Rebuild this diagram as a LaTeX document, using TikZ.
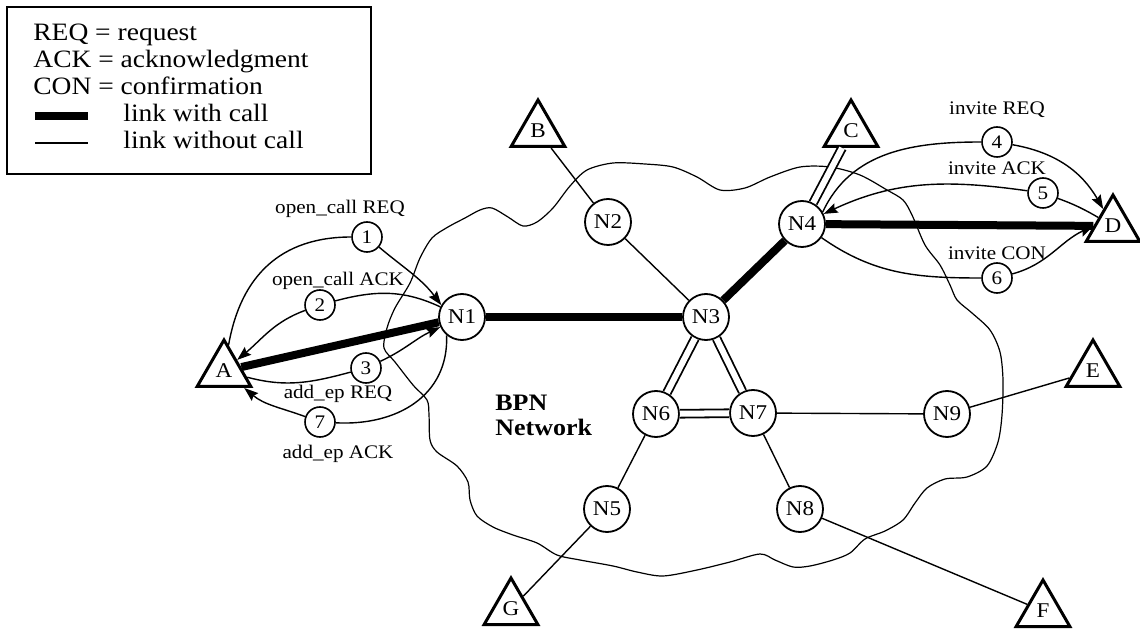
\documentclass[tikz,border=0pt]{standalone}
\usepackage{fontspec}
\setmainfont{Liberation Serif}[FakeStretch=1.1]
\usetikzlibrary{shapes.geometric,arrows.meta}

\tikzset{
  net/.style={circle, draw, line width=0.9pt, minimum size=23pt, inner sep=0pt,
    fill=white, font=\fontsize{10.5}{12}\selectfont},
  term/.style={regular polygon, regular polygon sides=3, draw, line width=1.5pt,
    minimum size=31pt, inner sep=0pt, fill=white, font=\fontsize{10.5}{12}\selectfont},
  msg/.style={circle, draw, line width=0.8pt, minimum size=15pt, inner sep=0pt,
    fill=white, font=\fontsize{9.6}{11}\selectfont},
  lbl/.style={inner sep=0pt, font=\fontsize{9.6}{11}\selectfont},
  legtext/.style={inner sep=0pt, anchor=base west, font=\fontsize{12.5}{13.5}\selectfont},
  callink/.style={line width=4pt},
  plainlink/.style={line width=0.7pt},
  duallink/.style={double, double distance=3pt, line width=0.9pt},
  sig/.style={line width=0.7pt},
  sigarr/.style={sig, -{Stealth[length=7pt, width=5pt, inset=1pt]}},
  cloudline/.style={line width=0.6pt}
}

\begin{document}
\begin{tikzpicture}[x=0.5pt, y=0.5pt]
\fill[white] (0,0) rectangle (1140,-630);
\useasboundingbox (0,0) rectangle (1140,-630);

% BPN network outline
\draw[cloudline] plot[smooth cycle, tension=0.5] coordinates {
  (432,-238) (448,-227) (465,-218) (480,-210) (492,-208) (508,-217) (523,-226)
  (537,-222) (553,-208) (570,-186) (587,-170) (613,-163) (645,-164) (673,-167)
  (697,-177) (720,-190) (745,-188) (770,-177) (800,-167) (830,-167) (860,-175)
  (887,-190) (903,-200) (912,-215) (925,-245) (940,-265) (950,-285) (957,-300)
  (972,-313) (990,-330) (1000,-352) (1003,-380) (1002,-415) (998,-442) (987,-466)
  (967,-477) (945,-479) (927,-488) (915,-503) (903,-520) (885,-531) (865,-539)
  (850,-553) (833,-560) (810,-566) (793,-567) (775,-560) (760,-554) (730,-562)
  (697,-570) (663,-576) (637,-572) (613,-566) (580,-560) (557,-555) (537,-543)
  (513,-535) (493,-527) (477,-516) (470,-500) (468,-482) (457,-466) (437,-452)
  (430,-440) (429,-415) (427,-400) (413,-385) (395,-362) (384,-348) (387,-328)
  (395,-308) (410,-283) (420,-258)};

\node[inner sep=0pt, anchor=west, align=left, font=\fontsize{11.8}{12.5}\selectfont\bfseries]
  (bpn) at (495,-415) {BPN\\Network};

% legend
\node[draw, line width=0.9pt, anchor=north west, minimum width=182pt,
  minimum height=83.5pt, inner sep=0pt] (legend) at (6,-6) {};
\node[legtext] (lg1) at (33,-41) {REQ = request};
\node[legtext] (lg2) at (33,-68) {ACK = acknowledgment};
\node[legtext] (lg3) at (33,-95) {CON = confirmation};
\node[legtext] (lg4) at (123,-122) {link with call};
\node[legtext] (lg5) at (123,-149) {link without call};
\coordinate (lw1) at (35,-116);
\coordinate (lw2) at (88,-116);
\coordinate (lo1) at (35,-143);
\coordinate (lo2) at (88,-143);
\draw[callink] (lw1) -- (lw2);
\draw[plainlink] (lo1) -- (lo2);

% switching nodes
\node[net] (N1) at (462,-317) {N1};
\node[net] (N2) at (608,-222) {N2};
\node[net] (N3) at (706,-317) {N3};
\node[net] (N4) at (802,-224) {N4};
\node[net] (N5) at (607,-509) {N5};
\node[net] (N6) at (656,-414) {N6};
\node[net] (N7) at (753,-413) {N7};
\node[net] (N8) at (800,-509) {N8};
\node[net] (N9) at (947,-414) {N9};

% end points
\node[term] (A) at (224,-371) {A};
\node[term] (B) at (538,-131) {B};
\node[term] (C) at (851,-131) {C};
\node[term] (D) at (1113,-226) {D};
\node[term] (E) at (1093,-371) {E};
\node[term] (F) at (1043,-611) {F};
\node[term] (G) at (511,-609) {G};

% links
\draw[callink] (A) -- (N1);
\draw[callink] (N1) -- (N3);
\draw[callink] (N3) -- (N4);
\draw[callink] (N4) -- (D);
\draw[plainlink] (B) -- (N2);
\draw[plainlink] (N2) -- (N3);
\draw[plainlink] (N6) -- (N5);
\draw[plainlink] (N5) -- (G);
\draw[plainlink] (N7) -- (N8);
\draw[plainlink] (N8) -- (F);
\draw[plainlink] (N7) -- (N9);
\draw[plainlink] (N9) -- (E);
\draw[duallink] (C) -- (N4);
\draw[duallink] (N3) -- (N6);
\draw[duallink] (N3) -- (N7);
\draw[duallink] (N6) -- (N7);

% signalling messages
\node[lbl] (l1) at (340,-209) {open\_call REQ};
\node[lbl] (l2) at (338,-281) {open\_call ACK};
\node[lbl] (l3) at (338,-394) {add\_ep REQ};
\node[lbl] (l7) at (338,-454) {add\_ep ACK};
\node[lbl] (l4) at (997,-110) {invite REQ};
\node[lbl] (l5) at (997,-168) {invite ACK};
\node[lbl] (l6) at (997,-253) {invite CON};

\node[msg] (c1) at (367,-237) {1};
\node[msg] (c2) at (320,-305) {2};
\node[msg] (c3) at (366,-368) {3};
\node[msg] (c7) at (320,-422) {7};
\node[msg] (c4) at (997,-142) {4};
\node[msg] (c5) at (1043,-193) {5};
\node[msg] (c6) at (997,-278) {6};

\draw[sig] (A) to[out=80, in=180, looseness=1.1] (c1);
\draw[sigarr] (c1) to[out=-40, in=127] (N1.150);
\draw[sig] (N1) to[out=155, in=15] (c2);
\draw[sigarr] (c2) to[out=200, in=40] (A);
\draw[sig] (A) to[out=-15, in=195] (c3);
\draw[sigarr] (c3) to[out=25, in=205] (N1);
\draw[sig] (N1.-130) to[out=-88, in=-3, looseness=1.1] (c7);
\draw[sigarr] (c7) to[out=160, in=-40] (A);

\draw[sig] (N4.30) to[out=65, in=180] (c4);
\draw[sigarr] (c4) to[out=-10, in=120] (D);
\draw[sig] (D) to[out=150, in=-20] (c5);
\draw[sigarr] (c5) to[out=172, in=25] (N4);
\draw[sig] (N4) to[out=-35, in=180] (c6);
\draw[sigarr] (c6) to[out=15, in=205] (D.west);
\end{tikzpicture}
\end{document}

++++++++++++++++++++

• _Short exercise_
Extract the full listing exactly, with the pictures left out.

• _Exercise answer_
Rebuild this diagram as a LaTeX document, using TikZ.
\documentclass[tikz,border=0pt]{standalone}
\usepackage{fontspec}
\setmainfont{Liberation Serif}[FakeStretch=1.1]
\usetikzlibrary{shapes.geometric,arrows.meta}

\tikzset{
  net/.style={circle, draw, line width=0.9pt, minimum size=23pt, inner sep=0pt,
    fill=white, font=\fontsize{10.5}{12}\selectfont},
  term/.style={regular polygon, regular polygon sides=3, draw, line width=1.5pt,
    minimum size=31pt, inner sep=0pt, fill=white, font=\fontsize{10.5}{12}\selectfont},
  msg/.style={circle, draw, line width=0.8pt, minimum size=15pt, inner sep=0pt,
    fill=white, font=\fontsize{9.6}{11}\selectfont},
  lbl/.style={inner sep=0pt, font=\fontsize{9.6}{11}\selectfont},
  legtext/.style={inner sep=0pt, anchor=base west, font=\fontsize{12.5}{13.5}\selectfont},
  callink/.style={line width=4pt},
  plainlink/.style={line width=0.7pt},
  duallink/.style={double, double distance=3pt, line width=0.9pt},
  sig/.style={line width=0.7pt},
  sigarr/.style={sig, -{Stealth[length=7pt, width=5pt, inset=1pt]}},
  cloudline/.style={line width=0.6pt}
}

\begin{document}
\begin{tikzpicture}[x=0.5pt, y=0.5pt]
\fill[white] (0,0) rectangle (1140,-630);
\useasboundingbox (0,0) rectangle (1140,-630);

% BPN network outline
\draw[cloudline] plot[smooth cycle, tension=0.5] coordinates {
  (432,-238) (448,-227) (465,-218) (480,-210) (492,-208) (508,-217) (523,-226)
  (537,-222) (553,-208) (570,-186) (587,-170) (613,-163) (645,-164) (673,-167)
  (697,-177) (720,-190) (745,-188) (770,-177) (800,-167) (830,-167) (860,-175)
  (887,-190) (903,-200) (912,-215) (925,-245) (940,-265) (950,-285) (957,-300)
  (972,-313) (990,-330) (1000,-352) (1003,-380) (1002,-415) (998,-442) (987,-466)
  (967,-477) (945,-479) (927,-488) (915,-503) (903,-520) (885,-531) (865,-539)
  (850,-553) (833,-560) (810,-566) (793,-567) (775,-560) (760,-554) (730,-562)
  (697,-570) (663,-576) (637,-572) (613,-566) (580,-560) (557,-555) (537,-543)
  (513,-535) (493,-527) (477,-516) (470,-500) (468,-482) (457,-466) (437,-452)
  (430,-440) (429,-415) (427,-400) (413,-385) (395,-362) (384,-348) (387,-328)
  (395,-308) (410,-283) (420,-258)};

\node[inner sep=0pt, anchor=west, align=left, font=\fontsize{11.8}{12.5}\selectfont\bfseries]
  (bpn) at (495,-415) {BPN\\Network};

% legend
\node[draw, line width=0.9pt, anchor=north west, minimum width=182pt,
  minimum height=83.5pt, inner sep=0pt] (legend) at (6,-6) {};
\node[legtext] (lg1) at (33,-41) {REQ = request};
\node[legtext] (lg2) at (33,-68) {ACK = acknowledgment};
\node[legtext] (lg3) at (33,-95) {CON = confirmation};
\node[legtext] (lg4) at (123,-122) {link with call};
\node[legtext] (lg5) at (123,-149) {link without call};
\coordinate (lw1) at (35,-116);
\coordinate (lw2) at (88,-116);
\coordinate (lo1) at (35,-143);
\coordinate (lo2) at (88,-143);
\draw[callink] (lw1) -- (lw2);
\draw[plainlink] (lo1) -- (lo2);

% switching nodes
\node[net] (N1) at (462,-317) {N1};
\node[net] (N2) at (608,-222) {N2};
\node[net] (N3) at (706,-317) {N3};
\node[net] (N4) at (802,-224) {N4};
\node[net] (N5) at (607,-509) {N5};
\node[net] (N6) at (656,-414) {N6};
\node[net] (N7) at (753,-413) {N7};
\node[net] (N8) at (800,-509) {N8};
\node[net] (N9) at (947,-414) {N9};

% end points
\node[term] (A) at (224,-371) {A};
\node[term] (B) at (538,-131) {B};
\node[term] (C) at (851,-131) {C};
\node[term] (D) at (1113,-226) {D};
\node[term] (E) at (1093,-371) {E};
\node[term] (F) at (1043,-611) {F};
\node[term] (G) at (511,-609) {G};

% links
\draw[callink] (A) -- (N1);
\draw[callink] (N1) -- (N3);
\draw[callink] (N3) -- (N4);
\draw[callink] (N4) -- (D);
\draw[plainlink] (B) -- (N2);
\draw[plainlink] (N2) -- (N3);
\draw[plainlink] (N6) -- (N5);
\draw[plainlink] (N5) -- (G);
\draw[plainlink] (N7) -- (N8);
\draw[plainlink] (N8) -- (F);
\draw[plainlink] (N7) -- (N9);
\draw[plainlink] (N9) -- (E);
\draw[duallink] (C) -- (N4);
\draw[duallink] (N3) -- (N6);
\draw[duallink] (N3) -- (N7);
\draw[duallink] (N6) -- (N7);

% signalling messages
\node[lbl] (l1) at (340,-209) {open\_call REQ};
\node[lbl] (l2) at (338,-281) {open\_call ACK};
\node[lbl] (l3) at (338,-394) {add\_ep REQ};
\node[lbl] (l7) at (338,-454) {add\_ep ACK};
\node[lbl] (l4) at (997,-110) {invite REQ};
\node[lbl] (l5) at (997,-168) {invite ACK};
\node[lbl] (l6) at (997,-253) {invite CON};

\node[msg] (c1) at (367,-237) {1};
\node[msg] (c2) at (320,-305) {2};
\node[msg] (c3) at (366,-368) {3};
\node[msg] (c7) at (320,-422) {7};
\node[msg] (c4) at (997,-142) {4};
\node[msg] (c5) at (1043,-193) {5};
\node[msg] (c6) at (997,-278) {6};

\draw[sig] (A) to[out=80, in=180, looseness=1.1] (c1);
\draw[sigarr] (c1) to[out=-40, in=127] (N1.150);
\draw[sig] (N1) to[out=155, in=15] (c2);
\draw[sigarr] (c2) to[out=200, in=40] (A);
\draw[sig] (A) to[out=-15, in=195] (c3);
\draw[sigarr] (c3) to[out=25, in=205] (N1);
\draw[sig] (N1.-130) to[out=-88, in=-3, looseness=1.1] (c7);
\draw[sigarr] (c7) to[out=160, in=-40] (A);

\draw[sig] (N4.30) to[out=65, in=180] (c4);
\draw[sigarr] (c4) to[out=-10, in=120] (D);
\draw[sig] (D) to[out=150, in=-20] (c5);
\draw[sigarr] (c5) to[out=172, in=25] (N4);
\draw[sig] (N4) to[out=-35, in=180] (c6);
\draw[sigarr] (c6) to[out=15, in=205] (D.west);
\end{tikzpicture}
\end{document}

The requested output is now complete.